Task inputs.

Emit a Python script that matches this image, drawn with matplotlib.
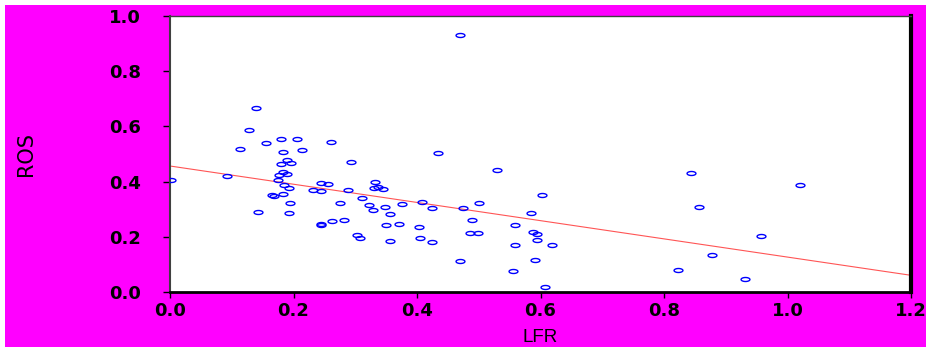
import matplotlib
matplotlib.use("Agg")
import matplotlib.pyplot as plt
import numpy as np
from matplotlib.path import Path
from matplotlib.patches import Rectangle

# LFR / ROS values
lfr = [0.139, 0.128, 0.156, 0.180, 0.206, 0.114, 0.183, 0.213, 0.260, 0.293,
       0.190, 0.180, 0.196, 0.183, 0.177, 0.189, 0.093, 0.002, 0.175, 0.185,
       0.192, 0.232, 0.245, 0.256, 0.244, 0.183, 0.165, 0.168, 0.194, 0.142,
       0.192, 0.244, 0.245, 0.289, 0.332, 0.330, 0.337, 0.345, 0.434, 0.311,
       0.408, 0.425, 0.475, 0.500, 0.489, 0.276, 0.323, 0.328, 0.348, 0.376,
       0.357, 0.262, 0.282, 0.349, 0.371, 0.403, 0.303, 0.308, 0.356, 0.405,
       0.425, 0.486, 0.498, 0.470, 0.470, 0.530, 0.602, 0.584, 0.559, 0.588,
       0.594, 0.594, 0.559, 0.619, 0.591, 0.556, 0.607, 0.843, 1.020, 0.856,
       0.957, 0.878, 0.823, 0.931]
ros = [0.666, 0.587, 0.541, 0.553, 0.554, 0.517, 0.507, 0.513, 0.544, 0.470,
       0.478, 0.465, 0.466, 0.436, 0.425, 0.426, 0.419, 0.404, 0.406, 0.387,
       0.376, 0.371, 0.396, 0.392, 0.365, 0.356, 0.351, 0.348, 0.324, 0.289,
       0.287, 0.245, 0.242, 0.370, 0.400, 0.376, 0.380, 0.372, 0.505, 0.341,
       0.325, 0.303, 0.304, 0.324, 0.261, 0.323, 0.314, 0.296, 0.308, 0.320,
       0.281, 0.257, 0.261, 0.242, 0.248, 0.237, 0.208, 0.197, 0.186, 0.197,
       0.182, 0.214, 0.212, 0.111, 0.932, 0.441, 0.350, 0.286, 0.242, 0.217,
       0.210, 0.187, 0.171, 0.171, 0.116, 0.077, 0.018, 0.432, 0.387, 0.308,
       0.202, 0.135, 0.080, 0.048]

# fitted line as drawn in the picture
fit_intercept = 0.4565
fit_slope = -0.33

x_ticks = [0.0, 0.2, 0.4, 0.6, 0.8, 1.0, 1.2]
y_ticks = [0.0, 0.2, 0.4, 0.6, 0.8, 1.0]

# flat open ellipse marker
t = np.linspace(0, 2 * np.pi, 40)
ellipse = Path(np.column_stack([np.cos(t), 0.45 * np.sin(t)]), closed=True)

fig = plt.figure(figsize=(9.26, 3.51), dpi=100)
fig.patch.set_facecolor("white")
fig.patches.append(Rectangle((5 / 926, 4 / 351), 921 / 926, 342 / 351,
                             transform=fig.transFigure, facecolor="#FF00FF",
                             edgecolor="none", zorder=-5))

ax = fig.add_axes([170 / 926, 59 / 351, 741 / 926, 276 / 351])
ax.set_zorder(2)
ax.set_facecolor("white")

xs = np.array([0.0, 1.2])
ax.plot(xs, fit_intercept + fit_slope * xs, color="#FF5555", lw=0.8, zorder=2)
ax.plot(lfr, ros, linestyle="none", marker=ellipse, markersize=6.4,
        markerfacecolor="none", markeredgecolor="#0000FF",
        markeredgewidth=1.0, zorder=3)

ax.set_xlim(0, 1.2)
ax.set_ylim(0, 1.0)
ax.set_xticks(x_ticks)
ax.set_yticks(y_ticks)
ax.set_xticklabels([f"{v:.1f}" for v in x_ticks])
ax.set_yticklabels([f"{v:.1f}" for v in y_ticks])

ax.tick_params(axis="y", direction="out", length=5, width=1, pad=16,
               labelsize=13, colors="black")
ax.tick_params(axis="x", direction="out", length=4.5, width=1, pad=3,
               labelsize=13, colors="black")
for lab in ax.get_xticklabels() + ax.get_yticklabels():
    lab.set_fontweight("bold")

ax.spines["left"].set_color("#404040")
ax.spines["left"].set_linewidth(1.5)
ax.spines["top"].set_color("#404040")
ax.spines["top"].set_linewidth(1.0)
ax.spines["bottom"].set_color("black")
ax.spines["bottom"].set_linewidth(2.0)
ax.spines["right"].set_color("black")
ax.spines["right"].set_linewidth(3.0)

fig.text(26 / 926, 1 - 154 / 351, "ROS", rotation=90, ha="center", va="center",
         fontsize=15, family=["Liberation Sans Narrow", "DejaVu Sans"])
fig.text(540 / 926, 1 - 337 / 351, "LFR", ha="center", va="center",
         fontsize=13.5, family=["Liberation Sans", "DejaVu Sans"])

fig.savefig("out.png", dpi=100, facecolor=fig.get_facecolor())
* * *
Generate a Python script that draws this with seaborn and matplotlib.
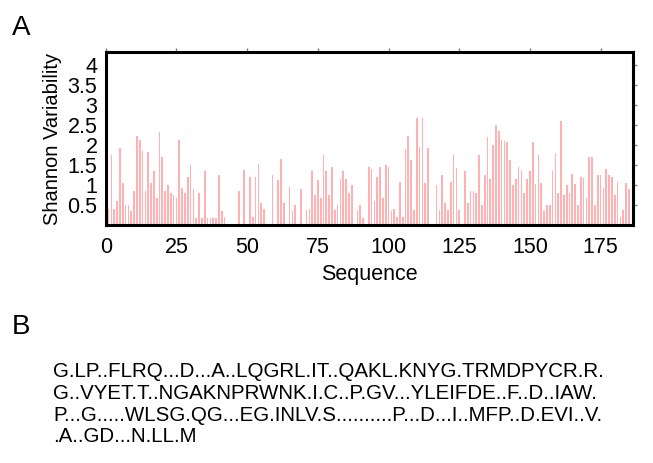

Work to be completed. In the listing above, find the line containing "Emit a Python" and the line containing "from matplotlib.patches import Rectangle", then write out both of them and every line between, exactly, with no pictures.

Answer.
Emit a Python script that matches this image, drawn with matplotlib.
import matplotlib
matplotlib.use("Agg")
import matplotlib.pyplot as plt
import numpy as np
from matplotlib.path import Path
from matplotlib.patches import Rectangle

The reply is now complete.